I wasn’t able to work a really fabulous quote from Autumn by Ali Smith into my write up of the book, so here it is for some Monday thoughtfulness:
It’s a question of how we regard our situations, […] how we look and see where we are, and how we choose, if we can, when we are seeing undecidedly, not to despair and, at the same time, how best to act. Hope is exactly that, that’s all it is, a matter of how we deal with the negative acts towards human beings by other human beings in the world, remembering that they and we are all human, that nothing human is alien to us, the foul and the fair, and that most important of all we’re here for a mere blink of the eyes, that’s all. But in that Augenblick there’s either a benign wink or a willing blindness, and we have to know we’re equally capable of both, and to be ready to be above and beyond the foul even when we’re up to our eyes in it. So it’s important […] not to waste the time, our time, when we have it.
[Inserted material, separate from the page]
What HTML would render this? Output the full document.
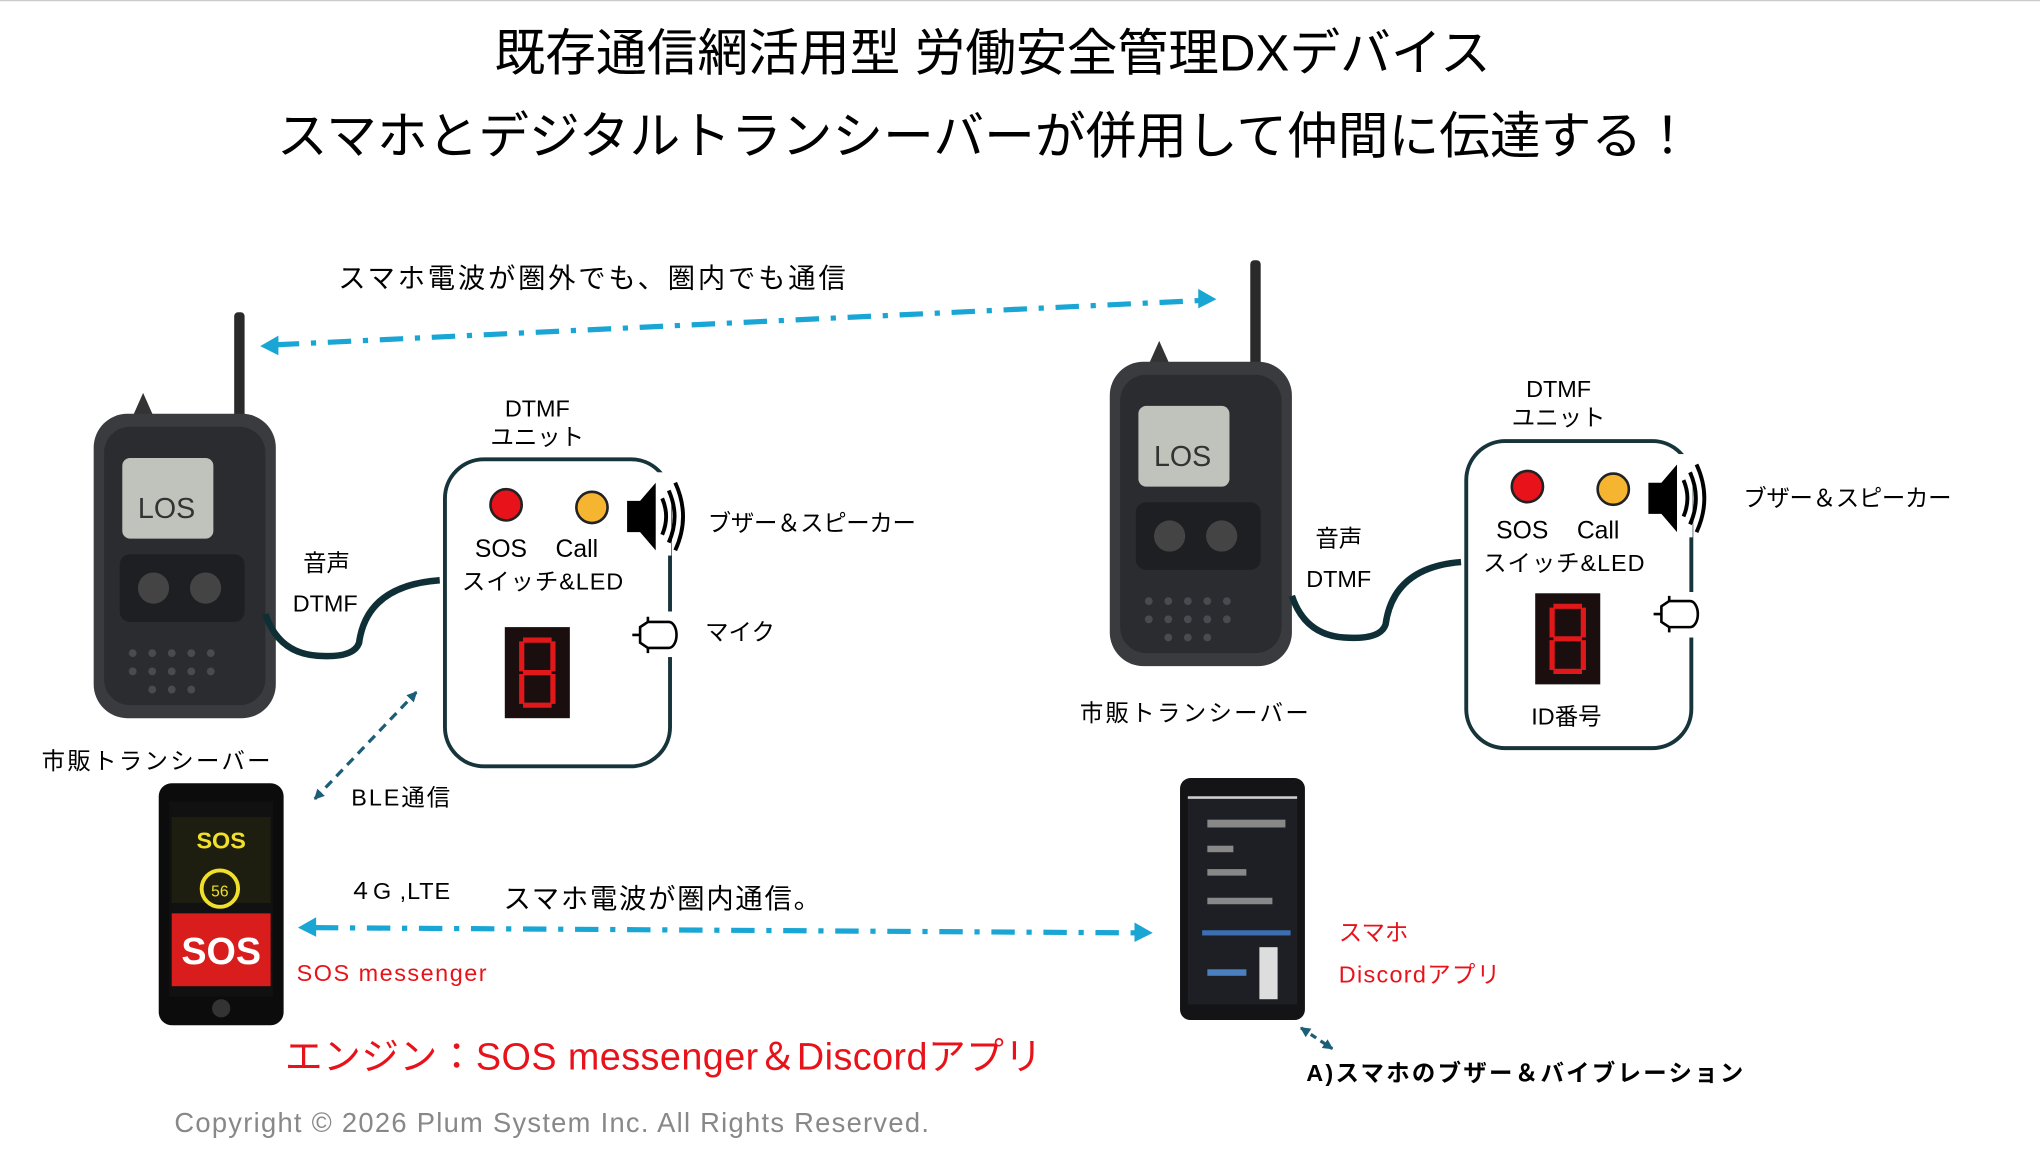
<!DOCTYPE html>
<html><head><meta charset="utf-8"><style>
html,body{margin:0;padding:0;background:#fff;}
svg{display:block;}
text{font-family:"Liberation Sans","Noto Sans CJK JP",sans-serif;}
</style></head><body>
<svg width="2040" height="1156" viewBox="0 0 1568 888.5" preserveAspectRatio="none" xmlns="http://www.w3.org/2000/svg">
<defs>
<marker id="ad" markerWidth="8" markerHeight="8" refX="7" refY="4" orient="auto-start-reverse" markerUnits="userSpaceOnUse"><path d="M0,0 L8,4 L0,8 z" fill="#1b5e78"/></marker>
<g id="radio">
<rect x="108" y="0" width="8" height="92" rx="3" fill="#2a2a2a"/>
<path d="M30,80 l8,-18 l8,18 z" fill="#333"/>
<rect x="0" y="78" width="140" height="234" rx="26" fill="#3a3b3f"/>
<rect x="8" y="88" width="124" height="214" rx="20" fill="#2b2c30"/>
<rect x="22" y="112" width="70" height="62" rx="6" fill="#bfc3bc"/>
<text x="34" y="158" font-size="22" fill="#333">LOS</text>
<rect x="20" y="186" width="96" height="52" rx="8" fill="#1e1f22"/>
<circle cx="46" cy="212" r="12" fill="#444"/><circle cx="86" cy="212" r="12" fill="#444"/>
<g fill="#4a4b50"><circle cx="30" cy="262" r="3"/><circle cx="45" cy="262" r="3"/><circle cx="60" cy="262" r="3"/><circle cx="75" cy="262" r="3"/><circle cx="90" cy="262" r="3"/><circle cx="30" cy="276" r="3"/><circle cx="45" cy="276" r="3"/><circle cx="60" cy="276" r="3"/><circle cx="75" cy="276" r="3"/><circle cx="90" cy="276" r="3"/><circle cx="45" cy="290" r="3"/><circle cx="60" cy="290" r="3"/><circle cx="75" cy="290" r="3"/></g>
</g>
<g id="unit">
<rect x="0" y="0" width="173" height="236" rx="30" fill="#fff" stroke="#17343b" stroke-width="3"/>
<circle cx="47" cy="35" r="12" fill="#e8121a" stroke="#222" stroke-width="2"/>
<circle cx="113" cy="37" r="12" fill="#f6b531" stroke="#222" stroke-width="2"/>
<rect x="138" y="10" width="36" height="64" fill="#fff"/>
<path d="M140,32 h10 l12,-14 v52 l-12,-14 h-10 z" fill="#000"/>
<path d="M167,30 q6,14 0,28 M172,24 q9,20 0,40 M177,18 q12,26 0,52" fill="none" stroke="#000" stroke-width="3"/>
<text x="23" y="75" font-size="19">SOS</text><text x="85" y="75" font-size="19">Call</text>
<text x="13" y="100" font-size="18" textLength="124">スイッチ&amp;LED</text>
</g>
<g id="digit">
<rect x="0" y="0" width="50" height="70" fill="#1b0e0e"/>
<path d="M14,10 h22 M14,35 h22 M14,60 h22 M13,11 v23 M13,36 v23 M37,11 v23 M37,36 v23" stroke="#e0181a" stroke-width="4" fill="none"/>
</g>
<g id="mic">
<path d="M8,4 h16 a6,10 0 0 1 0,20 h-16 l-6,-4 v-12 z" fill="#fff" stroke="#000" stroke-width="2"/>
<path d="M2,14 h-6 M8,0 v4 M8,24 v4" stroke="#000" stroke-width="2"/>
</g>
</defs>
<line x1="0" y1="0.5" x2="1568" y2="0.5" stroke="#ccc" stroke-width="1"/>
<text x="763" y="54" font-size="39" text-anchor="middle">既存通信網活用型 労働安全管理DXデバイス</text>
<text x="757" y="118" font-size="39" text-anchor="middle">スマホとデジタルトランシーバーが併用して仲間に伝達する！</text>

<text x="260" y="221" font-size="21" textLength="390">スマホ電波が圏外でも、圏内でも通信</text>
<line x1="212" y1="265" x2="922" y2="231" stroke="#1aa6d4" stroke-width="4" stroke-dasharray="18,9,4,9"/>
<path d="M200,266 l14,-8 v15 z M935,230 l-14,-8 v15 z" fill="#1aa6d4"/>

<use href="#radio" x="72" y="240"/>
<use href="#radio" x="853" y="200"/>

<use href="#unit" x="342" y="353"/>
<use href="#unit" x="1127" y="339"/>
<use href="#digit" x="388" y="482"/>
<use href="#digit" x="1180" y="456"/>
<rect x="510" y="470" width="12" height="35" fill="#fff"/>
<use href="#mic" x="490" y="474"/>
<rect x="1295" y="455" width="12" height="35" fill="#fff"/>
<use href="#mic" x="1275" y="458"/>

<text x="413" y="320" font-size="18" text-anchor="middle">DTMF</text>
<text x="413" y="342" font-size="18" text-anchor="middle">ユニット</text>
<text x="1198" y="305" font-size="18" text-anchor="middle">DTMF</text>
<text x="1198" y="327" font-size="18" text-anchor="middle">ユニット</text>
<text x="544" y="408" font-size="18" textLength="160">ブザー＆スピーカー</text>
<text x="1340" y="389" font-size="18" textLength="160">ブザー＆スピーカー</text>
<text x="542" y="492" font-size="18">マイク</text>
<text x="1204" y="557" font-size="18" text-anchor="middle">ID番号</text>

<text x="233" y="439" font-size="18">音声</text>
<text x="225" y="470" font-size="18">DTMF</text>
<text x="1011" y="420" font-size="18">音声</text>
<text x="1004" y="451" font-size="18">DTMF</text>
<path d="M204,472 q10,30 40,32 q28,2 32,-10 q6,-44 62,-48" fill="none" stroke="#0f2f36" stroke-width="5"/>
<path d="M993,458 q10,30 40,32 q28,2 32,-10 q6,-44 58,-48" fill="none" stroke="#0f2f36" stroke-width="5"/>

<text x="32" y="591" font-size="18" textLength="176">市販トランシーバー</text>
<text x="830" y="554" font-size="18" textLength="176">市販トランシーバー</text>

<line x1="242" y1="614" x2="320" y2="532" stroke="#1b5e78" stroke-width="2.5" stroke-dasharray="7,5" marker-start="url(#ad)" marker-end="url(#ad)"/>
<text x="270" y="619" font-size="18" textLength="76">BLE通信</text>

<rect x="122" y="602" width="96" height="186" rx="10" fill="#0c0c0c"/>
<rect x="130" y="616" width="80" height="150" fill="#111"/>
<rect x="132" y="628" width="76" height="66" fill="#1d1d10"/>
<text x="170" y="652" font-size="18" font-weight="bold" fill="#f1e02a" text-anchor="middle">SOS</text>
<circle cx="169" cy="683" r="14" fill="none" stroke="#f1e02a" stroke-width="3"/>
<text x="169" y="689" font-size="12" fill="#f1e02a" text-anchor="middle">56</text>
<rect x="132" y="702" width="76" height="56" fill="#d91c1c"/>
<text x="170" y="741" font-size="29" font-weight="bold" fill="#fff" text-anchor="middle">SOS</text>
<circle cx="170" cy="775" r="7" fill="#333"/>

<rect x="907" y="598" width="96" height="186" rx="8" fill="#141416"/>
<rect x="913" y="612" width="84" height="160" fill="#1d1f24"/>
<rect x="913" y="612" width="84" height="2" fill="#ccc"/>
<g fill="#888"><rect x="928" y="630" width="60" height="6"/><rect x="928" y="650" width="20" height="5"/><rect x="928" y="668" width="30" height="5"/><rect x="928" y="690" width="50" height="5"/><rect x="924" y="715" width="68" height="4" fill="#3b6fb0"/><rect x="928" y="745" width="30" height="5" fill="#4a7fc0"/></g>
<rect x="968" y="728" width="14" height="40" fill="#ddd"/>

<text x="268" y="691" font-size="18" textLength="78">４G ,LTE</text>
<text x="387" y="698" font-size="21" textLength="244">スマホ電波が圏内通信。</text>
<line x1="242" y1="713" x2="873" y2="717" stroke="#1aa6d4" stroke-width="4" stroke-dasharray="18,9,4,9"/>
<path d="M229,713 l14,-8 v15 z M886,717 l-14,-8 v15 z" fill="#1aa6d4"/>

<text x="228" y="754" font-size="18" fill="#e8121a" textLength="146">SOS messenger</text>
<text x="1029" y="723" font-size="18" fill="#e8121a">スマホ</text>
<text x="1029" y="755" font-size="18" fill="#e8121a" textLength="124">Discordアプリ</text>

<line x1="1000" y1="790" x2="1024" y2="806" stroke="#1b5e78" stroke-width="2.5" stroke-dasharray="5,4" marker-start="url(#ad)" marker-end="url(#ad)"/>
<text x="1004" y="831" font-size="18" font-weight="bold" textLength="336">A)スマホのブザー＆バイブレーション</text>

<text x="219" y="822" font-size="29" fill="#e8121a" textLength="582">エンジン：SOS messenger＆Discordアプリ</text>
<text x="134" y="870" font-size="21" fill="#888" textLength="580">Copyright © 2026 Plum System Inc. All Rights Reserved.</text>
</svg>
</body></html>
Easy to talk about, easy to say, but not so easy to do, eh? How to be “above and beyond the foul” and how to not waste time, how to not despair, and how to choose hope — how does one do this not just sometimes but all the time? I don’t know about you but I can’t do it all the time and because I can’t, I expect most people can’t, which is why I think compassion is also important and necessary. But it isn’t easy either. We all fail. Why is being kind to others who also fail so hard? This is possibly a rhetorical question. It possibly has no answer. Or many.